Following Saturday’s first round of qualifying, which saw no cars get bumped due to only 33 cars fighting for exactly 33 spots on the grid, Sunday’s session was plagued with strong winds that made it even more challenging to drive a race car at over 230 mph.
Marco isn’t the first member of the Andretti family to start from pole at the 500-mile race, which has seen half-a-dozen or so Andretti members contest in it. His grandfather, Mario, won pole position in 1966, 1967 and a third time in 1987, before going on to win the race in 1969 and then again in 1981, though the latter was eventually overturned and handed to Bobby Unser.
Up until Andretti lapped the track at a four-lap average speed of 231.051 mph, it was former Indy 500 winner Scott Dixon who looked set to take pole. However, Andretti had other plans, especially after the third-gen racer topped the timesheets on Friday and Saturday.

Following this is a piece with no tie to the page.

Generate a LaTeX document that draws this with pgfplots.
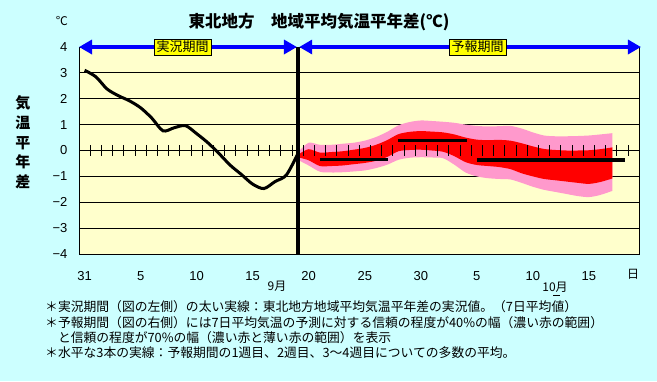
\documentclass[border=0pt]{standalone}
\usepackage{fontspec}
\setmainfont{Noto Sans CJK JP}
\newfontfamily\lat{Liberation Sans}
\usepackage{xcolor}
\usepackage{pgfplots}
\pgfplotsset{compat=1.18}
\usepgfplotslibrary{fillbetween}
\usetikzlibrary{arrows.meta}
\definecolor{bgc}{HTML}{CCFFFF}
\definecolor{plotbg}{HTML}{FFFFCC}
\definecolor{pinkc}{HTML}{FF99CC}
\definecolor{redc}{HTML}{FF0000}
\definecolor{bluec}{HTML}{0000FF}
\definecolor{yelc}{HTML}{FFFF00}
\pagecolor{bgc}
\begin{document}
\begin{tikzpicture}[x=1pt,y=1pt]
\path (0,0) rectangle (657,381);
\begin{axis}[
  at={(79pt,127pt)}, anchor=south west,
  scale only axis, width=560.3pt, height=207pt,
  xmin=-0.5, xmax=49.5, ymin=-4, ymax=4,
  clip=false,
  axis background/.style={fill=plotbg},
  xtick={0,5,...,45},
  xticklabels={31,5,10,15,20,25,30,5,10,15},
  ytick={-4,-3,-2,-1,0,1,2,3,4},
  yticklabels={−4,−3,−2,−1,0,1,2,3,4},
  ymajorgrids,
  grid style={black, line width=0.8pt},
  major tick length=0pt,
  tick label style={font=\lat\fontsize{13}{13}\selectfont},
  x tick label style={anchor=base, yshift=-26pt},
  y tick label style={anchor=east, xshift=-8pt},
  axis line style={black, line width=1pt},
]
\pgfplotsinvokeforeach{0,...,49}{
  \draw[black, line width=0.8pt] (axis cs:#1-0.5,-0.21) -- (axis cs:#1-0.5,0.21);
}
% 70% band
\addplot[draw=none, smooth, name path=pt] coordinates {
(19.2,0.0) (20,0.30) (21,0.22) (22,0.22) (23,0.26) (24,0.30) (25,0.38) (26,0.52) (27,0.72) (28,0.97) (29,1.10) (30,1.16) (31,1.14) (32,1.11) (33,1.07) (34,1.00) (35,0.95) (36,0.93) (37,0.94) (38,0.95) (39,0.85) (40,0.70) (41,0.58) (42,0.55) (43,0.55) (44,0.56) (45,0.58) (46,0.62) (47.1,0.67)};
\addplot[draw=none, smooth, name path=pb] coordinates {
(19.2,-0.40) (20,-0.58) (21,-0.82) (22,-0.85) (23,-0.84) (24,-0.81) (25,-0.77) (26,-0.68) (27,-0.55) (28,-0.36) (29,-0.28) (30,-0.26) (31,-0.27) (32,-0.30) (33,-0.55) (34,-0.85) (35,-1.00) (36,-1.07) (37,-1.10) (38,-1.12) (39,-1.25) (40,-1.40) (41,-1.52) (42,-1.60) (43,-1.68) (44,-1.76) (45,-1.80) (46,-1.72) (47.1,-1.56)};
\addplot[pinkc] fill between[of=pt and pb];
% 40% band
\addplot[draw=none, smooth, name path=rt] coordinates {
(19.2,-0.12) (20,0.05) (21,-0.08) (22,-0.06) (23,-0.03) (24,0.03) (25,0.10) (26,0.22) (27,0.40) (28,0.63) (29,0.72) (30,0.75) (31,0.73) (32,0.70) (33,0.62) (34,0.50) (35,0.42) (36,0.40) (37,0.41) (38,0.38) (39,0.28) (40,0.16) (41,0.06) (42,0.02) (43,0.0) (44,0.0) (45,0.01) (46,0.05) (47.1,0.12)};
\addplot[draw=none, smooth, name path=rb] coordinates {
(19.2,-0.28) (20,-0.38) (21,-0.60) (22,-0.60) (23,-0.58) (24,-0.53) (25,-0.48) (26,-0.40) (27,-0.25) (28,-0.03) (29,0.02) (30,0.03) (31,0.0) (32,-0.05) (33,-0.22) (34,-0.45) (35,-0.56) (36,-0.60) (37,-0.64) (38,-0.72) (39,-0.88) (40,-1.00) (41,-1.10) (42,-1.15) (43,-1.20) (44,-1.25) (45,-1.29) (46,-1.22) (47.1,-1.08)};
\addplot[redc] fill between[of=rt and rb];
% observed 7-day mean
\addplot[black, line width=3pt, smooth] coordinates {
(0,3.1) (1,2.85) (2,2.38) (3,2.12) (4,1.92) (5,1.65) (6,1.25) (7,0.76) (8,0.88) (9,0.96) (10,0.65) (11,0.3) (12,-0.12) (13,-0.57) (14,-0.93) (15,-1.3) (16,-1.47) (17,-1.2) (18,-0.95) (19,-0.15)};
% weekly means
\addplot[black, line width=3.5pt] coordinates {(21,-0.35) (27.1,-0.35)};
\addplot[black, line width=3.5pt] coordinates {(28,0.38) (34.1,0.38)};
\addplot[black, line width=3.5pt] coordinates {(35,-0.36) (48.2,-0.36)};
% boundary line
\draw[black, line width=4pt] (axis cs:19,-4) -- (axis cs:19,4);
% period arrows
\draw[bluec, line width=4pt, {Triangle[length=13pt,width=14pt]}-{Triangle[length=13pt,width=14pt]}]
  (axis cs:-0.5,4) -- (axis cs:18.95,4);
\draw[bluec, line width=4pt, {Triangle[length=13pt,width=14pt]}-{Triangle[length=13pt,width=14pt]}]
  (axis cs:19.15,4) -- (axis cs:49.65,4);
\node[fill=yelc, draw=black, line width=0.8pt, inner xsep=2.5pt, inner ysep=0pt, minimum height=16pt,
  font=\fontsize{13}{13}\selectfont] at (axis cs:8.74,4) {実況期間};
\node[fill=yelc, draw=black, line width=0.8pt, inner xsep=2.5pt, inner ysep=0pt, minimum height=16pt,
  font=\fontsize{13}{13}\selectfont] at (axis cs:35.08,4) {予報期間};
\end{axis}
% titles and labels
\node[font=\fontsize{16.5}{16.5}\selectfont\bfseries] at (319,359) {東北地方　地域平均気温平年差(℃)};
\node[font=\fontsize{12}{12}\selectfont] at (62,360) {℃};
\foreach \c/\yy in {気/278,温/258,平/238,年/219,差/199}{
  \node[font=\fontsize{15}{15}\selectfont\bfseries] at (23,\yy) {\c};
}
\node[font=\fontsize{12}{12}\selectfont] at (277,95) {9月};
\node[font=\fontsize{12}{12}\selectfont] at (555,94) {10月};
\draw[black, line width=0.8pt] (553,86) -- (560,86);
\node[font=\fontsize{12}{12}\selectfont] at (633,107) {日};
% footnotes
\begin{scope}[every node/.style={anchor=west, inner sep=0pt, font=\fontsize{12.8}{12.8}\selectfont}]
\node at (45,74) {＊実況期間（図の左側）の太い実線：東北地方地域平均気温平年差の実況値。（7日平均値）};
\node at (45,58) {＊予報期間（図の右側）には7日平均気温の予測に対する信頼の程度が40\%の幅（濃い赤の範囲）};
\node at (45,43) {　と信頼の程度が70\%の幅（濃い赤と薄い赤の範囲）を表示};
\node at (45,28) {＊水平な3本の実線：予報期間の1週目、2週目、3～4週目についての多数の平均。};
\end{scope}
\end{tikzpicture}
\end{document}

Speeds were incredibly high at the famous Brickyard, with Indy rookie Alex Palous even hitting 240 mph going into turn one, and consistently cranking out laps at a 230 mph average.
Along with Andretti and Dixon, former winner Takuma Sato will start in third, rounding up the front row for next Sunday’s race. Further back, Rinus VeeKay, Ryan Hunter-Reay, James Hinchcliffe, Alex Palou, and Graham Rahal wrap up the top nine.